Par Vincent Hiribarren
Les jihads ne sont pas nouveaux en Afrique. Le colloque Musulmans au Sahel : histoires de jihad l'a bien montré. Pour les dirigeants de Boko Haram et de nombreux jihadistes encore aujourd'hui, l'un de ces jihads fait figure de référence. Il s'agit du jihad d'Ousmane dan Fodio de 1804-1810 responsable de la création du plus grand État d'Afrique au XIXe siècle. Cet État appelé «califat de Sokoto» a existé entre 1804 et 1903 et s'étendait sur un territoire compris aujourd'hui principalement au nord du Nigeria et au nord du Cameroun.
Le jihad de dan
Fodio a été interprété de multiples façons. Certains y ont trouvé une dimension
raciale ou ethnique. En effet, Dan Fodio était le descendant de Fulani (ou
Peuls) installés dans les régions haoussas depuis le XVe siècle. C’est pour se
soulever contre la domination de ces mêmes Haoussas que les Fulani se seraient revoltés
au début du XIXe siècle. En d’autres termes, la religion n’aurait été qu’instrumentalisée
par dan Fodio. Il est vrai que la plupart des dirigeants de ce jihad étaient Fulani
mais résumer le jihad à une simple querelle ethnique ne serait pas logique tant
les Fulani étaient en infériorité numérique dans la plupart des territoires
conquis par Sokoto. D’ailleurs, dan Fodio lui-même dans son ouvrage Bayan Wayan Wujub al-Hijra condamnait
toute discrimination ethnique.
D’autres ont vu
dans le jihad une révolution tant les conditions socio-économiques des
territoires haoussas auraient été un terreau fertile pour la propagation d’un
message religieux vantant une certaine forme d’égalité et la fin de la
corruption des dirigeants haoussas. Dan Fodio dans cette optique se serait présenté
comme le champion du peuple contre les aristocrates. La lutte des classes
version ouest-africaine aurait donc été responsable pour cette révolution et
expliquerait comment dan Fodio aurait commencé son jihad contre le roi de Gobir
en 1804. Même s’il est vrai que les inégalités entre la classe dirigeante et le
peuple étaient criantes, dans son livre Kitab
al-Farq, dan Fodio expose ses vues sous un angle principalement religieux
et se limiter uniquement à une vision sociale du jihad ne ferait que donner une
image incomplète de ce mouvement.
Pour dan Fodio,
la principale raison du jihad est la purification de l’islam dans des
territoires déjà musulmans. La légitimité de son combat provient donc de son
constat que les dirigeants musulmans ne pratiquaient qu’une forme impure de l’islam.

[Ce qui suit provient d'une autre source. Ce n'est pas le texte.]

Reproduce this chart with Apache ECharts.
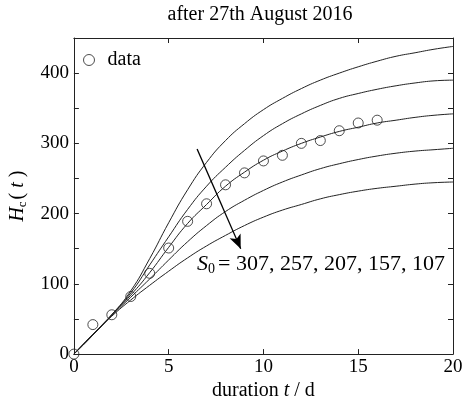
<!DOCTYPE html>
<html>
<head>
<meta charset="utf-8">
<script src="https://cdn.jsdelivr.net/npm/echarts@6/dist/echarts.min.js"></script>
<style>
html,body{margin:0;padding:0;background:#fff;}
#pic0{width:467px;height:406px;}
</style>
</head>
<body>
<div id="pic0"></div>
<script>
// 时间 t (天)
var days = [0,1,2,3,4,5,6,7,8,9,10,11,12,13,14,15,16,17,18,19,20];
// 五条模型曲线, S0 = 307, 257, 207, 157, 107
var s0List = [307, 257, 207, 157, 107];
var curve307 = [0,27,56,90,136,187,234,273,304,328,348,364,378,390,400,409,417,424,429,434,438];
var curve257 = [0,27,56,87,127,167,206,239,266,290,311,328,342,354,364,371,377,382,386,389,390];
var curve207 = [0,28,56,84,116,152,186,213,239,259,276,289,300,309,317,323,329,333,337,340,342];
var curve157 = [0,28,55,81,107,134,160,183,203,219,233,245,255,264,271,277,282,286,289,291,293];
var curve107 = [0,28,54,77,98,118,137,154,169,183,195,205,213,221,227,232,236,239,242,244,245];
// 观测数据
var dataDays = [0,1,2,3,4,5,6,7,8,9,10,11,12,13,14,15,16];
var dataHc = [0,42,56,82,115,151,189,214,241,258,275,283,300,304,318,329,333];
// 坐标轴刻度
var xTicks = [0,5,10,15,20];
var yTicks = [0,100,200,300,400];

var curves = [curve307, curve257, curve207, curve157, curve107];
var serif = 'Liberation Serif';

function pairs(xs, ys){
    var out = [];
    for (var i = 0; i < ys.length; i++) out.push([xs[i], ys[i]]);
    return out;
}
function lineOf(){ return {show: true, onZero: false, lineStyle: {color: '#222', width: 1}}; }
function tickOf(){ return {show: true, inside: true, length: 5, lineStyle: {color: '#222', width: 1}}; }

var myChart = echarts.init(document.getElementById('pic0'));

var series = [];
for (var k = 0; k < curves.length; k++) {
    series.push({
        name: 'S0=' + s0List[k],
        type: 'line',
        smooth: true,
        showSymbol: false,
        silent: true,
        lineStyle: {color: '#222', width: 1},
        data: pairs(days, curves[k])
    });
}
// 箭头
series.push({
    type: 'line',
    data: [],
    silent: true,
    markLine: {
        silent: true,
        symbol: ['none', 'arrow'],
        symbolSize: [9, 14],
        label: {show: false},
        lineStyle: {color: '#000', width: 1.3, type: 'solid'},
        data: [[{coord: [6.5, 292]}, {coord: [8.8, 150]}]]
    }
});
series.push({
    name: 'data',
    type: 'scatter',
    symbol: 'circle',
    symbolSize: 10,
    itemStyle: {color: 'rgba(255,255,255,0)', borderColor: '#222', borderWidth: 1},
    z: 5,
    data: pairs(dataDays, dataHc)
});

option = {
    animation: false,
    backgroundColor: '#fff',
    textStyle: {fontFamily: serif},
    title: {
        text: 'after 27th August 2016',
        left: 255,
        textAlign: 'center',
        top: 0,
        textStyle: {fontFamily: serif, fontSize: 20, fontWeight: 'normal', color: '#000'}
    },
    legend: {
        data: ['data'],
        left: 78,
        top: 45,
        itemWidth: 11,
        itemHeight: 11,
        itemGap: 5,
        itemStyle: {color: 'rgba(255,255,255,0)', borderColor: '#222', borderWidth: 1},
        textStyle: {fontFamily: serif, fontSize: 20, color: '#000', padding: [0, 0, 0, 8]}
    },
    grid: {left: 68, right: 14, top: 38, bottom: 45},
    xAxis: [{
        type: 'value', min: 0, max: 20, interval: 5,
        name: '{n|duration }{i|t}{n| / d}',
        nameLocation: 'middle',
        nameGap: 24,
        nameTextStyle: {
            verticalAlign: 'top',
            rich: {
                n: {fontFamily: serif, fontSize: 20, color: '#000'},
                i: {fontFamily: serif, fontSize: 20, fontStyle: 'italic', color: '#000'}
            }
        },
        axisLine: lineOf(),
        axisTick: tickOf(),
        splitLine: {show: false},
        axisLabel: {
            margin: 3, fontFamily: serif, fontSize: 19, color: '#000',
            formatter: function(v){ return xTicks.indexOf(v) >= 0 ? String(v) : ''; }
        }
    }, {
        type: 'value', min: 0, max: 20, interval: 5, position: 'top',
        axisLine: lineOf(),
        axisTick: tickOf(),
        splitLine: {show: false},
        axisLabel: {show: false}
    }],
    yAxis: [{
        type: 'value', min: 0, max: 450, interval: 50,
        name: '{i|H}{s|c}{n|( }{i|t}{n| )}',
        nameLocation: 'middle',
        nameGap: 34,
        nameRotate: 90,
        nameTextStyle: {
            rich: {
                n: {fontFamily: serif, fontSize: 20, color: '#000'},
                i: {fontFamily: serif, fontSize: 20, fontStyle: 'italic', color: '#000'},
                s: {fontFamily: serif, fontSize: 13, color: '#000', verticalAlign: 'bottom', padding: [10, 2, 0, 0]}
            }
        },
        axisLine: lineOf(),
        axisTick: tickOf(),
        splitLine: {show: false},
        axisLabel: {
            margin: 5, fontFamily: serif, fontSize: 19, color: '#000',
            formatter: function(v){ return yTicks.indexOf(v) >= 0 ? String(v) : ''; }
        }
    }, {
        type: 'value', min: 0, max: 450, interval: 50, position: 'right',
        axisLine: lineOf(),
        axisTick: tickOf(),
        splitLine: {show: false},
        axisLabel: {show: false}
    }],
    graphic: [{
        type: 'text',
        left: 197,
        top: 253,
        style: {
            text: '{i|S}{s|0}{n|= 307, 257, 207, 157, 107}',
            rich: {
                n: {fontFamily: serif, fontSize: 22, fill: '#000'},
                i: {fontFamily: serif, fontSize: 22, fontStyle: 'italic', fill: '#000'},
                s: {fontFamily: serif, fontSize: 14, fill: '#000', verticalAlign: 'bottom', padding: [11, 3, 0, 0]}
            }
        }
    }],
    series: series
};

myChart.setOption(option);
</script>
</body>
</html>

La correspondance échangée avec le dirigeant du Borno dans les années 1800 est à
cet égard révélatrice. Après avoir tenté d’envahir le royaume qui existait
depuis (au moins) le Xe siècle, le fils de Dan Fodio, Mohammed Bello, essaye de convaincre Mohammed
el-Kanemi du bien-fondé religieux et juridique de leur combat. Pour dan Fodio et ses successeurs, le
jihad est donc principalement (mais pas uniquement) conçu comme une réforme
pour les musulmans par d’autres musulmans.
Des débats sur la
place de l’islam dans la société s’étaient déjà tenus avant le jihad de dan
Fodio que ce soit au sujet des interdits alimentaires, des lois concernant le
mariage ou des habits que devaient porter les femmes. C’est ce dernier point
qui avait déjà retenu l’attention de Shaikh Jibril b. ’Umar, l’un des maitres
d’Ousmane dan Fodio. D’autres jihads s’étaient déjà produits en Afrique de
l’ouest avant celui de dan Fodio (Boundou, fin XVIIe siècle; Fouta Djallon,
1725; Fouta Toro, 1776). En d’autres termes, des lettrés musulmans s’étaient déjà
posés en réformateurs-conquérants avant l’avènement d’Ousmane dan Fodio. Le
questionnement religieux du jihad de dan Fodio n’était donc pas complètement
original. C’est sa victoire politique durable sur un vaste territoire qui
assure son succès auprès des jihadistes encore aujourd’hui.
Chaque époque
tente de comprendre le jihad de dan Fodio sous un angle bien précis. Ceux qui veulent
obstinément voir dans l’Afrique une longue série de conflits ethniques lisent
le jihad comme un conflit entre Fulani et Haoussas. Ceux qui s’attachent à la
dimension sociale des événements y trouvent un phénomène de lutte des classes.
Enfin, ceux qui veulent trouver des sources idéologiques et religieuses à tout événement
politique analysent le jihad comme le retour d’un débat de fond sur la place de
l’islam dans la société.
Trois analyses parmi d’autres confirmant que l’Histoire (la discipline) est bien une réinterprétation constante et dynamique du passé.